◆ EXERCISE DETAILS: Both the line containing "Write a LaTeX" and the line containing "(0,0) rectangle (496,702);" belong in the copy, as do all lines between them, copied exactly; pictures do not.

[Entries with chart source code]
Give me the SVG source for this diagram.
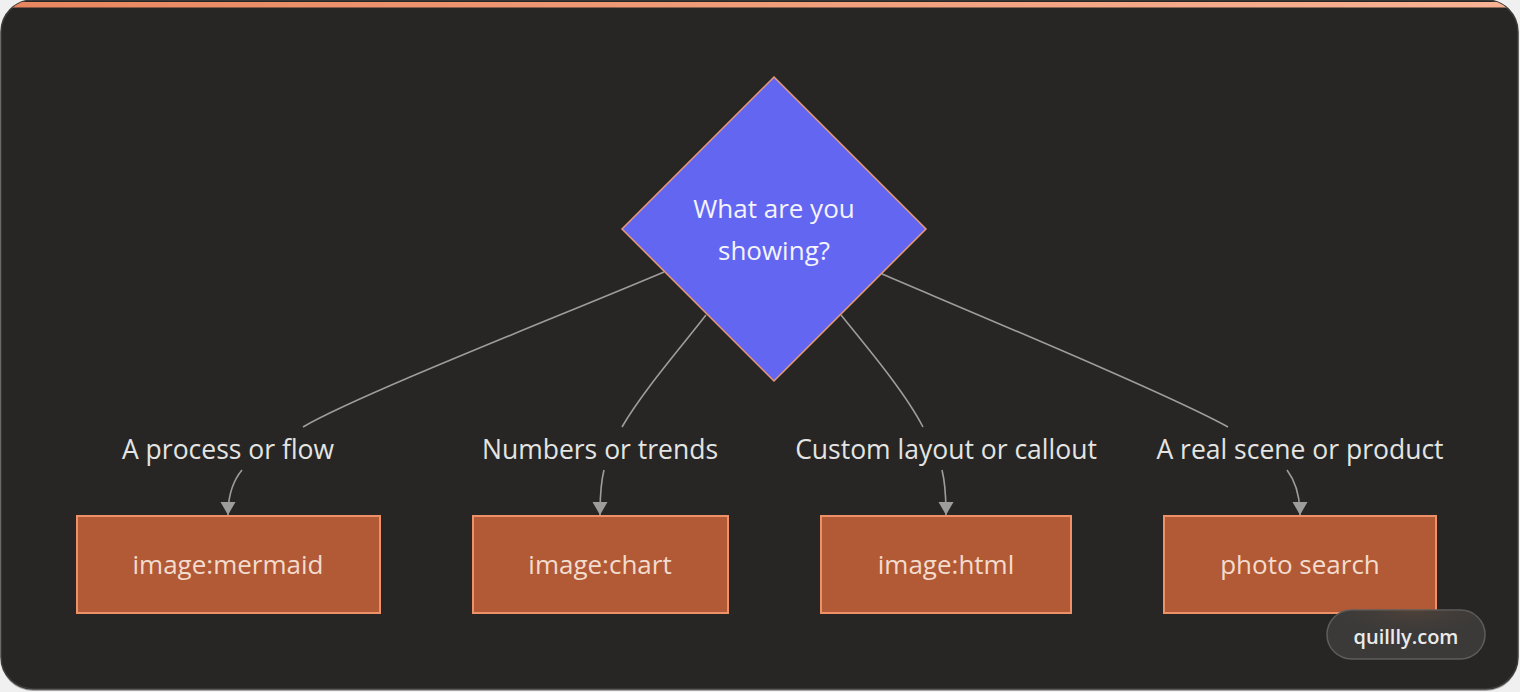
<svg xmlns="http://www.w3.org/2000/svg" width="1520" height="692" viewBox="0 0 1520 692">
  <defs>
    <linearGradient id="topbar" x1="0" y1="0" x2="1" y2="0">
      <stop offset="0" stop-color="#e8875f"/>
      <stop offset="1" stop-color="#f9b394"/>
    </linearGradient>
    <clipPath id="cardclip">
      <rect x="1" y="0" width="1517" height="689" rx="32" ry="32"/>
    </clipPath>
    <radialGradient id="pillglow" cx="0.55" cy="0" r="0.6">
      <stop offset="0" stop-color="#6a4a3a" stop-opacity="0.9"/>
      <stop offset="1" stop-color="#3b3a39" stop-opacity="0"/>
    </radialGradient>
    <marker id="arrow" markerWidth="16" markerHeight="16" refX="13" refY="7.5" orient="auto" markerUnits="userSpaceOnUse" viewBox="0 0 16 16">
      <path d="M0,0 L13,7.5 L0,15 z" fill="#9d9d9b"/>
    </marker>
    <style>
      .edge { fill: none; stroke: #9d9d9b; stroke-width: 1.6; }
      .elabel { font-family: "Open Sans", "Noto Sans", sans-serif; font-size: 26.5px; fill: #e4e4e2; text-anchor: middle; }
      .box { fill: #b25a35; stroke: #ee9068; stroke-width: 2; }
      .ntext { font-family: "Open Sans", "Noto Sans", sans-serif; font-size: 26px; fill: #f3dccf; text-anchor: middle; }
      .dtext { font-family: "Open Sans", "Noto Sans", sans-serif; font-size: 26px; fill: #f4f4ff; text-anchor: middle; }
    </style>
  </defs>

  <rect x="0" y="0" width="1520" height="692" fill="#f0f0f0"/>
  <!-- card -->
  <rect x="1" y="2" width="1517" height="689" rx="32" ry="32" fill="#7a7a7a" opacity="0.6"/>
  <rect x="1" y="0" width="1517" height="689" rx="32" ry="32" fill="#272625" stroke="#3e3c3a" stroke-width="1.5"/>
  <rect x="1" y="2" width="1517" height="5.5" fill="url(#topbar)" clip-path="url(#cardclip)"/>

  <g id="connectors">
    <path class="edge" d="M664,272 C560,316 360,394 303,427"/>
    <path class="edge" d="M706,315 C682,346 642,392 622,427"/>
    <path class="edge" d="M841,315 C866,346 905,392 923,427"/>
    <path class="edge" d="M882,274 C990,320 1170,395 1228,427"/>
    <path class="edge" d="M242,470 C232,482 228,496 228,515" marker-end="url(#arrow)"/>
    <path class="edge" d="M604,470 C601,482 600,496 600,515" marker-end="url(#arrow)"/>
    <path class="edge" d="M942,470 C945,482 946,496 946,515" marker-end="url(#arrow)"/>
    <path class="edge" d="M1287,470 C1296,482 1300,496 1300,515" marker-end="url(#arrow)"/>
    <text class="elabel" x="228" y="459">A process or flow</text>
    <text class="elabel" x="600" y="459">Numbers or trends</text>
    <text class="elabel" x="946" y="459">Custom layout or callout</text>
    <text class="elabel" x="1300" y="459">A real scene or product</text>
  </g>

  <g id="decision">
    <polygon points="774,77 926,229 774,381 622,229" fill="#6366f0" stroke="#e89a78" stroke-width="1.5"/>
    <text class="dtext" x="774" y="218">What are you</text>
    <text class="dtext" x="774" y="260">showing?</text>
  </g>

  <g id="mermaid">
    <rect class="box" x="77" y="516" width="303" height="97"/>
    <text class="ntext" x="228" y="574">image:mermaid</text>
  </g>
  <g id="chart">
    <rect class="box" x="473" y="516" width="255" height="97"/>
    <text class="ntext" x="600" y="574">image:chart</text>
  </g>
  <g id="html">
    <rect class="box" x="821" y="516" width="250" height="97"/>
    <text class="ntext" x="946" y="574">image:html</text>
  </g>
  <g id="photo">
    <rect class="box" x="1164" y="516" width="272" height="97"/>
    <text class="ntext" x="1300" y="574">photo search</text>
  </g>

  <g id="watermark">
    <rect x="1327" y="610" width="158" height="49" rx="24.5" ry="24.5" fill="#3b3a39" stroke="#5e5d5b" stroke-width="1.5"/>
    <rect x="1327" y="610" width="158" height="49" rx="24.5" ry="24.5" fill="url(#pillglow)" opacity="0.5"/>
    <text x="1406" y="644" font-family="Open Sans, Noto Sans, sans-serif" font-size="20" font-weight="600" fill="#ebebeb" text-anchor="middle">quillly.com</text>
  </g>
</svg>
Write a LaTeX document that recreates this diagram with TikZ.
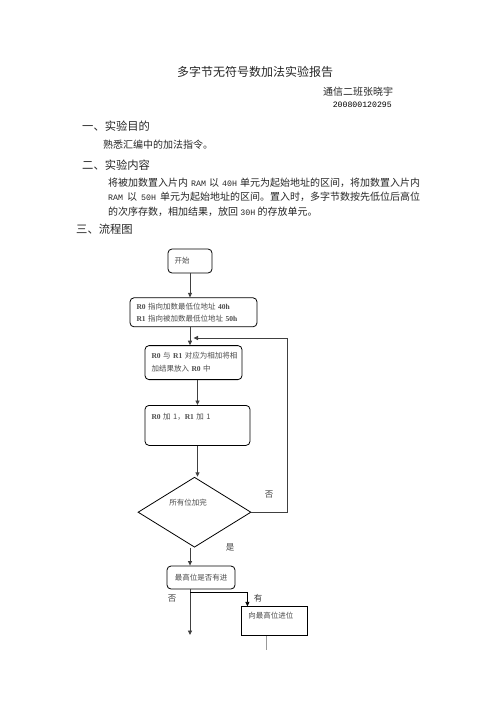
\documentclass[tikz,border=0pt]{standalone}
\usepackage{fontspec}
\setmainfont{Noto Sans CJK SC}
\newfontfamily\mono{Liberation Mono}
\newfontfamily\latin{Liberation Serif}
\usetikzlibrary{positioning, shapes.geometric, arrows.meta}
\newcommand{\reg}[1]{{\latin\bfseries #1}}
\newcommand{\code}[1]{{\mono\fontsize{8.3}{10}\selectfont #1}}

\begin{document}
\begin{tikzpicture}
            [x=1pt, y=-1pt,
             heading/.style = {anchor=west, inner sep=0pt, text=black!85, font=\fontsize{11.3}{13}\selectfont},
             body/.style = {anchor=west, inner sep=0pt, text=black!85, font=\fontsize{10}{12}\selectfont},
             box/.style = {draw, rounded corners=4pt, line width=0.8pt, align=left, inner xsep=6.5pt, inner ysep=0pt,
                           text=black!70, font=\fontsize{7.5}{12}\selectfont},
             arrow/.style = {-{Triangle[length=4.5pt, width=4pt]}, line width=0.9pt, draw=black!75},
             tag/.style = {inner sep=0pt, text=black!75, font=\fontsize{8.5}{10}\selectfont}]
            \useasboundingbox[fill=white] (0,0) rectangle (496,702);

            % header
            \node[font=\fontsize{12}{14}\selectfont, text=black!85] (title) at (255,72) {多字节无符号数加法实验报告};
            \node[body] (author) at (323,92) {通信二班张晓宇};
            \node[anchor=east, inner sep=0pt, font=\mono\fontsize{8.2}{10}\selectfont] (number) at (392,105) {200800120295};
            \node[heading] (aim) at (82,126) {一、实验目的};
            \node[body] (aimtext) at (103,145) {熟悉汇编中的加法指令。};
            \node[heading] (task) at (82,165) {二、实验内容};
            \node[body] (line1) at (108,183) {\makebox[312pt][s]{将被加数置入片内 \code{RAM} 以 \code{40H} 单元为起始地址的区间，将加数置入片内}};
            \node[body] (line2) at (108,197) {\makebox[312pt][s]{\code{RAM} 以 \code{50H} 单元为起始地址的区间。置入时，多字节数按先低位后高位}};
            \node[body] (line3) at (108,212) {的次序存数，相加结果，放回 \code{30H} 的存放单元。};
            \node[heading] (chart) at (76,229) {三、流程图};

            % flow chart
            \node[box, minimum width=44pt, minimum height=24pt, text width=31pt] (start) at (190,261) {开始};
            \node[box, minimum width=127pt, minimum height=29pt, text width=114pt]
                (init) [below=24pt of start, xshift=3.5pt]
                {\reg{R0} 指向加数最低位地址 \reg{40h}\\\reg{R1} 指向被加数最低位地址 \reg{50h}};
            \node[box, minimum width=97pt, minimum height=34pt, text width=84pt]
                (sum) [below=18pt of init]
                {\mbox{\reg{R0} 与 \reg{R1} 对应为相加将相}\\[1pt]加结果放入 \reg{R0} 中};
            \node[box, minimum width=105pt, minimum height=40pt, text width=92pt]
                (inc) [below=25pt of sum, xshift=4pt]
                {\reg{R0} 加 1，\reg{R1} 加 1\\[7pt]~};
            \node[draw, diamond, aspect=1.6, minimum width=113pt, minimum height=70pt, inner sep=0pt, line width=0.8pt,
                  text=black!70, font=\fontsize{7.5}{12}\selectfont]
                (done) [below=31pt of inc, xshift=-3pt]
                {\raisebox{7pt}[0pt][0pt]{\makebox[0pt]{\hspace*{-13pt}所有位加完}}};
            \node[box, align=center, minimum width=68pt, minimum height=23pt, text width=55pt]
                (check) [below=18pt of done, xshift=6.5pt] {最高位是否有进};
            \node[box, rounded corners=0pt, minimum width=66pt, minimum height=29pt, text width=53pt]
                (carry) [below right=17pt and 6pt of check] {向最高位进位\\~};

            \coordinate (back) at (287,338);
            \coordinate (split) at (190,592);
            \coordinate (stop) at (190,635);
            \coordinate (tail) at (266,650);

            \draw[arrow] (start) -- (start |- init.north);
            \draw[arrow] (init.south -| start) -- (sum.north -| start);
            \draw[arrow] (sum.south -| inc) -- (inc.north);
            \draw[arrow] (inc.south) -- (inc.south |- done.north);
            \draw[arrow] (done.east) -| (back) -- (back -| sum.north);
            \draw[arrow] (done.south -| start) -- (check.north -| start);
            \draw[arrow] (check.south -| start) -- (stop);
            \draw[arrow, line width=0.7pt, draw=black] (split) -| ([xshift=6pt]carry.north west);
            \draw[line width=0.8pt, draw=black!40] (carry.south -| tail) -- (tail);

            \node[tag] (no1) at (269,495) {否};
            \node[tag] (yes1) at (230,547) {是};
            \node[tag] (no2) at (172,599) {否};
            \node[tag] (yes2) at (258,598) {有};
        \end{tikzpicture}
\end{document}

◆ FULL SOLUTION:
Write a LaTeX document that recreates this diagram with TikZ.
\documentclass[tikz,border=0pt]{standalone}
\usepackage{fontspec}
\setmainfont{Noto Sans CJK SC}
\newfontfamily\mono{Liberation Mono}
\newfontfamily\latin{Liberation Serif}
\usetikzlibrary{positioning, shapes.geometric, arrows.meta}
\newcommand{\reg}[1]{{\latin\bfseries #1}}
\newcommand{\code}[1]{{\mono\fontsize{8.3}{10}\selectfont #1}}

\begin{document}
\begin{tikzpicture}
            [x=1pt, y=-1pt,
             heading/.style = {anchor=west, inner sep=0pt, text=black!85, font=\fontsize{11.3}{13}\selectfont},
             body/.style = {anchor=west, inner sep=0pt, text=black!85, font=\fontsize{10}{12}\selectfont},
             box/.style = {draw, rounded corners=4pt, line width=0.8pt, align=left, inner xsep=6.5pt, inner ysep=0pt,
                           text=black!70, font=\fontsize{7.5}{12}\selectfont},
             arrow/.style = {-{Triangle[length=4.5pt, width=4pt]}, line width=0.9pt, draw=black!75},
             tag/.style = {inner sep=0pt, text=black!75, font=\fontsize{8.5}{10}\selectfont}]
            \useasboundingbox[fill=white] (0,0) rectangle (496,702);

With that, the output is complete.